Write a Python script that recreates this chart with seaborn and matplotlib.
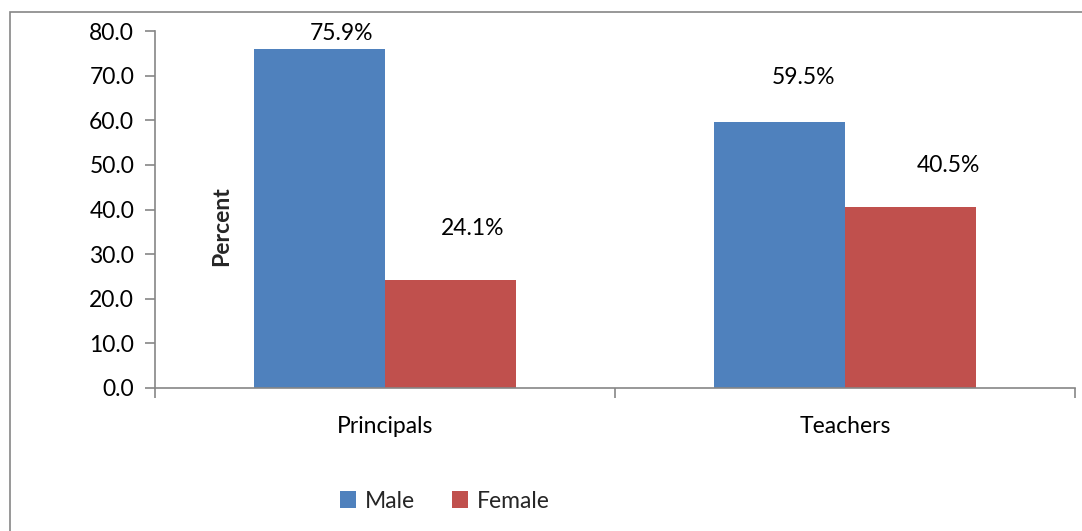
import matplotlib
matplotlib.use("Agg")
import matplotlib.pyplot as plt
import matplotlib.ticker as mticker
from matplotlib.patches import Patch, Rectangle
import pandas as pd
import seaborn as sns

GROUPS = ["Principals", "Teachers"]
SEXES = ["Male", "Female"]
MALE = [75.9, 59.5]
FEMALE = [24.1, 40.5]
Y_TICKS = [0, 10, 20, 30, 40, 50, 60, 70, 80]

COLORS = {"Male": "#4F81BD", "Female": "#C0504D"}
GRAY = "#868686"
FS = 16.5
# label offsets in pixels (dx, dy) from the top centre of each bar, as placed in the source
LABEL_OFFSETS = {
    ("Principals", "Male"): (22, 16),
    ("Principals", "Female"): (22, 52),
    ("Teachers", "Male"): (24, 45),
    ("Teachers", "Female"): (38, 42),
}

sns.set_theme(style="white")
plt.rcParams["font.family"] = ["Lato", "DejaVu Sans"]

df = pd.DataFrame({
    "group": GROUPS * 2,
    "sex": ["Male"] * len(GROUPS) + ["Female"] * len(GROUPS),
    "value": MALE + FEMALE,
})

fig = plt.figure(figsize=(10.82, 5.31), dpi=100)
ax = fig.add_axes([155 / 1082, 1 - 388 / 531, 920 / 1082, 357 / 531])

sns.barplot(
    data=df, x="group", y="value", hue="sex", order=GROUPS, hue_order=SEXES,
    palette=COLORS, width=0.57, gap=0, saturation=1, legend=False, ax=ax,
    errorbar=None, linewidth=0,
)

ax.set_xlim(-0.5, 1.5)
ax.set_ylim(0, 80)
ax.set_yticks(Y_TICKS)
ax.yaxis.set_major_formatter(mticker.FormatStrFormatter("%.1f"))
ax.set_xlabel("")
ax.set_ylabel("")

for side in ["top", "right"]:
    ax.spines[side].set_visible(False)
for side in ["left", "bottom"]:
    ax.spines[side].set_color(GRAY)
    ax.spines[side].set_linewidth(1.2)

ax.tick_params(axis="y", which="major", left=True, length=7, width=1.2, color=GRAY,
               labelsize=FS, pad=8, labelcolor="black")
ax.tick_params(axis="x", which="major", bottom=False, labelsize=FS, pad=14, labelcolor="black")
ax.set_xticks([-0.5, 0.5, 1.5], minor=True)
ax.tick_params(axis="x", which="minor", bottom=True, length=7, width=1.2, color=GRAY)

for container, sex in zip(ax.containers, SEXES):
    for bar, group in zip(container, GROUPS):
        dx, dy = LABEL_OFFSETS[(group, sex)]
        ax.annotate(
            f"{bar.get_height():.1f}%",
            (bar.get_x() + bar.get_width() / 2, bar.get_height()),
            xytext=(dx * 0.72, dy * 0.72), textcoords="offset points",
            ha="center", va="center", fontsize=FS, color="black",
        )

fig.text(222 / 1082, 1 - 226 / 531, "Percent", rotation=90, ha="center", va="center",
         fontsize=FS, fontweight="bold")

handles = [Patch(facecolor=COLORS[s], edgecolor="none", label=s) for s in SEXES]
fig.legend(handles=handles, loc="center", bbox_to_anchor=(445 / 1082, 1 - 501 / 531),
           ncol=2, frameon=False, fontsize=FS, handlelength=0.7, handleheight=0.7,
           handletextpad=0.4, columnspacing=1.6)

fig.patches.append(Rectangle((10 / 1082, -0.05), 1.1, 0.05 + (1 - 12 / 531),
                             transform=fig.transFigure, fill=False,
                             edgecolor=GRAY, linewidth=1.2))

fig.savefig("out.png", dpi=100)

● **Written problem**
Restate the data word for word from its first line through the line with "Y_TICKS = [0, 10, 20, 30, 40, 50, 60, 70, 80]", leaving out any picture along the way.

● **Exercise result**
Write a Python script that recreates this chart with seaborn and matplotlib.
import matplotlib
matplotlib.use("Agg")
import matplotlib.pyplot as plt
import matplotlib.ticker as mticker
from matplotlib.patches import Patch, Rectangle
import pandas as pd
import seaborn as sns

GROUPS = ["Principals", "Teachers"]
SEXES = ["Male", "Female"]
MALE = [75.9, 59.5]
FEMALE = [24.1, 40.5]
Y_TICKS = [0, 10, 20, 30, 40, 50, 60, 70, 80]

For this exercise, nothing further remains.